Top Misconceptions about being an Auditor

As a career that offers graduates many exciting opportunities to learn about a variety of different industries as well as a stable career, Audit has many misconceptions that crop up when discussing the role with people outside of the industry. We are here to dispel those misconceptions.

Auditing is just another desk job

Ask someone what they believe a working week is like for an auditor and they will say they are stuck to a desk 8 hours a day 5 days a week. This is easily the biggest misconception people have when it comes to working in audit. Auditors frequently attend client meetings they also are required to visit businesses around the country (and in some cases across the globe) in order to complete audits in a timely manner. With the advent of remote working, Audit has transitioned seamlessly to this new form of working model. For most situations all an auditor requires is a laptop and an internet connection to be in the “office”.

Auditors do not have work life flexibility

Work life flexibility is rightly seen as one of the most important aspects of any career path. It is believed that Audit is not a profession that caters for a flexible working life. This is far from accurate, while it is true that there are “busy seasons” throughout the year where employees are asked to be less flexible, for the most part Auditing allows a very flexible work life balance. Depending on the company, time can be availed of when required and a working day can be split up. We recently had a colleague travel home to Asia and was able to continue working from their home office.

Auditors spend most of their time looking at numbers

Auditing, like any field of accountancy, involves analysing financial statements. However, this is not the only aspect of the job that an auditor needs to be proficient at. Much of the time an auditor is meeting with clients and company executives, presenting to prospective clients, even meeting with graduates for training purposes. This is where communication and interpersonal skills are vital and almost as important as financial acumen or number crunching.

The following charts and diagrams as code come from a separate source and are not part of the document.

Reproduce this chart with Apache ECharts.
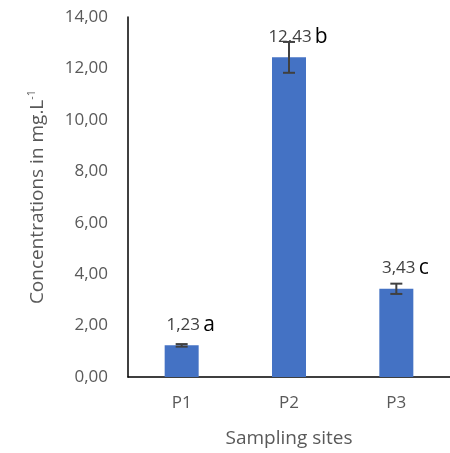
<!DOCTYPE html>
<html>
<head>
<meta charset="utf-8">
<script src="https://cdn.jsdelivr.net/npm/echarts@6/dist/echarts.min.js"></script>
<style>
  html, body { margin: 0; padding: 0; background: #fff; }
  #chart { width: 450px; height: 453px; }
</style>
</head>
<body>
<div id="chart"></div>
<script>
// Sampling sites and measured concentrations (mg/L)
const sites = ['P1', 'P2', 'P3'];
const concentrations = [1.23, 12.43, 3.43];
const errors = [0.05, 0.60, 0.20];
const groupLetters = ['a', 'b', 'c'];
const yTicks = { min: 0, max: 14, interval: 2 };

const FONT = 'Open Sans';
const comma = (v) => v.toFixed(2).replace('.', ',');

const chart = echarts.init(document.getElementById('chart'), null, { renderer: 'canvas' });

chart.setOption({
  animation: false,
  textStyle: { fontFamily: FONT },
  grid: { left: 128, right: -3, top: 17, bottom: 76 },
  xAxis: {
    type: 'category',
    data: sites,
    axisLine: { lineStyle: { color: '#000', width: 1.5 } },
    axisTick: { show: false },
    axisLabel: { color: '#595959', fontSize: 17, margin: 18, fontFamily: FONT },
    name: 'Sampling sites',
    nameLocation: 'middle',
    nameGap: 52,
    nameTextStyle: { color: '#595959', fontSize: 19, fontFamily: FONT }
  },
  yAxis: {
    type: 'value',
    min: yTicks.min,
    max: yTicks.max,
    interval: yTicks.interval,
    axisLine: { show: true, lineStyle: { color: '#000', width: 1.5 } },
    axisTick: { show: false },
    splitLine: { show: false },
    axisLabel: {
      color: '#595959', fontSize: 17, margin: 20, fontFamily: FONT,
      formatter: (v) => comma(v)
    },
    name: '{t|Concentrations in mg.L}{s|-1}',
    nameLocation: 'middle',
    nameGap: 79,
    nameTextStyle: {
      rich: {
        t: { color: '#595959', fontSize: 19, fontFamily: FONT },
        s: { color: '#595959', fontSize: 11, fontFamily: FONT, verticalAlign: 'top', padding: [0, 0, 12, 0] }
      }
    }
  },
  series: [
    {
      type: 'bar',
      data: concentrations,
      barWidth: 34,
      itemStyle: { color: '#4472C4' },
      label: {
        show: true,
        position: 'top',
        distance: 10,
        offset: [9, 0],
        formatter: (p) => '{v|' + comma(p.value) + '} {l|' + groupLetters[p.dataIndex] + '}',
        rich: {
          v: { color: '#404040', fontSize: 17, fontFamily: FONT },
          l: { color: '#000', fontSize: 21, fontFamily: FONT }
        }
      },
      z: 2
    },
    {
      // Standard-deviation whiskers
      type: 'custom',
      data: concentrations.map((v, i) => [i, v - errors[i], v + errors[i]]),
      z: 5,
      renderItem: (params, api) => {
        const lo = api.coord([api.value(0), api.value(1)]);
        const hi = api.coord([api.value(0), api.value(2)]);
        const x = lo[0];
        const cap = 6;
        const style = { stroke: '#404040', lineWidth: 2 };
        return {
          type: 'group',
          children: [
            { type: 'line', shape: { x1: x, y1: lo[1], x2: x, y2: hi[1] }, style },
            { type: 'line', shape: { x1: x - cap, y1: lo[1], x2: x + cap, y2: lo[1] }, style },
            { type: 'line', shape: { x1: x - cap, y1: hi[1], x2: x + cap, y2: hi[1] }, style }
          ]
        };
      }
    }
  ]
});
</script>
</body>
</html>
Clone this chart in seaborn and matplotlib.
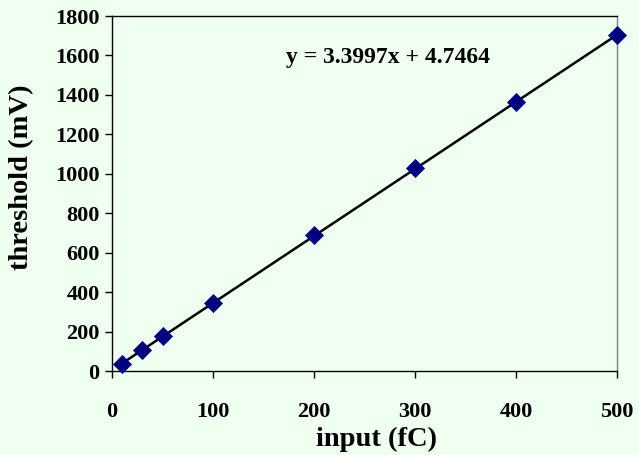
import numpy as np
import pandas as pd
import matplotlib
matplotlib.use("Agg")
import matplotlib.pyplot as plt
import seaborn as sns

# data
entrada_fc = [10, 30, 50, 100, 200, 300, 400, 500]
umbral_mv = [38, 106, 175, 345, 692, 1030, 1365, 1704]
pendiente = 3.3997
ordenada = 4.7464
ecuacion = "y = 3.3997x + 4.7464"
ticks_x = [0, 100, 200, 300, 400, 500]
ticks_y = [0, 200, 400, 600, 800, 1000, 1200, 1400, 1600, 1800]

fondo = "#effff0"

sns.set_style("ticks")
plt.rcParams["font.family"] = ["Liberation Serif", "DejaVu Serif"]
plt.rcParams["font.weight"] = "bold"
plt.rcParams["text.color"] = "black"
plt.rcParams["axes.labelcolor"] = "black"
plt.rcParams["xtick.color"] = "black"
plt.rcParams["ytick.color"] = "black"

df = pd.DataFrame({"input": entrada_fc, "threshold": umbral_mv})
df["ajuste"] = pendiente * df["input"] + ordenada

fig, ax = plt.subplots(figsize=(6.39, 4.55), dpi=100)
fig.patch.set_facecolor(fondo)
ax.set_facecolor(fondo)
fig.subplots_adjust(left=0.1753, right=0.9656, top=0.9648, bottom=0.1846)

sns.lineplot(data=df, x="input", y="ajuste", color="black", lw=1.8, ax=ax, zorder=2)
sns.scatterplot(data=df, x="input", y="threshold", marker="D", s=85, color="#000080",
                edgecolor="#000080", linewidth=0.5, ax=ax, zorder=3, clip_on=False)

ax.set_xlim(0, 500)
ax.set_ylim(0, 1800)
ax.set_xticks(ticks_x)
ax.set_yticks(ticks_y)
ax.tick_params(direction="out", length=5, width=1, labelsize=16, pad=4,
               colors="black", labelcolor="black")
ax.tick_params(axis="x", pad=17)
for lab in ax.get_xticklabels() + ax.get_yticklabels():
	lab.set_fontweight("bold")

for lado in ["left", "bottom", "top"]:
	ax.spines[lado].set_visible(True)
	ax.spines[lado].set_color("black")
	ax.spines[lado].set_linewidth(1)
ax.spines["right"].set_visible(True)
ax.spines["right"].set_color("#808080")
ax.spines["right"].set_linewidth(1)

ax.set_xlabel("input (fC)", fontsize=20.5, fontweight="bold", color="black")
ax.set_ylabel("threshold (mV)", fontsize=20.5, fontweight="bold", color="black")
ax.xaxis.set_label_coords(0.523, -0.158)
ax.yaxis.set_label_coords(-0.154, 0.546)

ax.text(273, 1590, ecuacion, ha="center", va="center", fontsize=17, fontweight="bold",
        color="black")

plt.savefig("out.png", dpi=100, facecolor=fondo)
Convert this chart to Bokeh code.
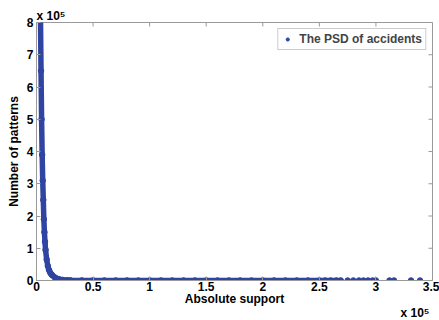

Auditors will soon be replaced by robots

Over the past few years, AI has become a much more useful and reliable tool for many industries. Auditing is no different, advances in technology have allowed auditors to automate some of the more time-consuming tasks of the past. This does not mean however that human input can be removed from an Audit. Trained human experts will be needed in order to analyse and interpret the data, also it is clear that no matter how sophisticated an AI becomes it will not be able to replace the experience and interaction that human auditors are able to provide to clients on a daily basis.

Auditing isn’t an exciting career path

“A boring life for me”, that is what most people think a career in Auditing will bring. This is absolutely not the case; Auditors get to meet a variety of people on a daily basis as well as learn about different industries and companies. This gives you exposure to the many different business practices and trends of these companies, it is a well-known fact in the Auditing world, no two days are alike. Not forgetting the collaborative teams that you will work with as you navigate your way through your career.

Even though Audit is widely seen as a boring profession with hours stuck at a desk, the truth is that it offers a variety that is rarely discussed outside of the industry. If you have the opportunity to explore a career in Auditing, we here at RBK would highly recommend it. We are, however, slightly biased in that recommendation.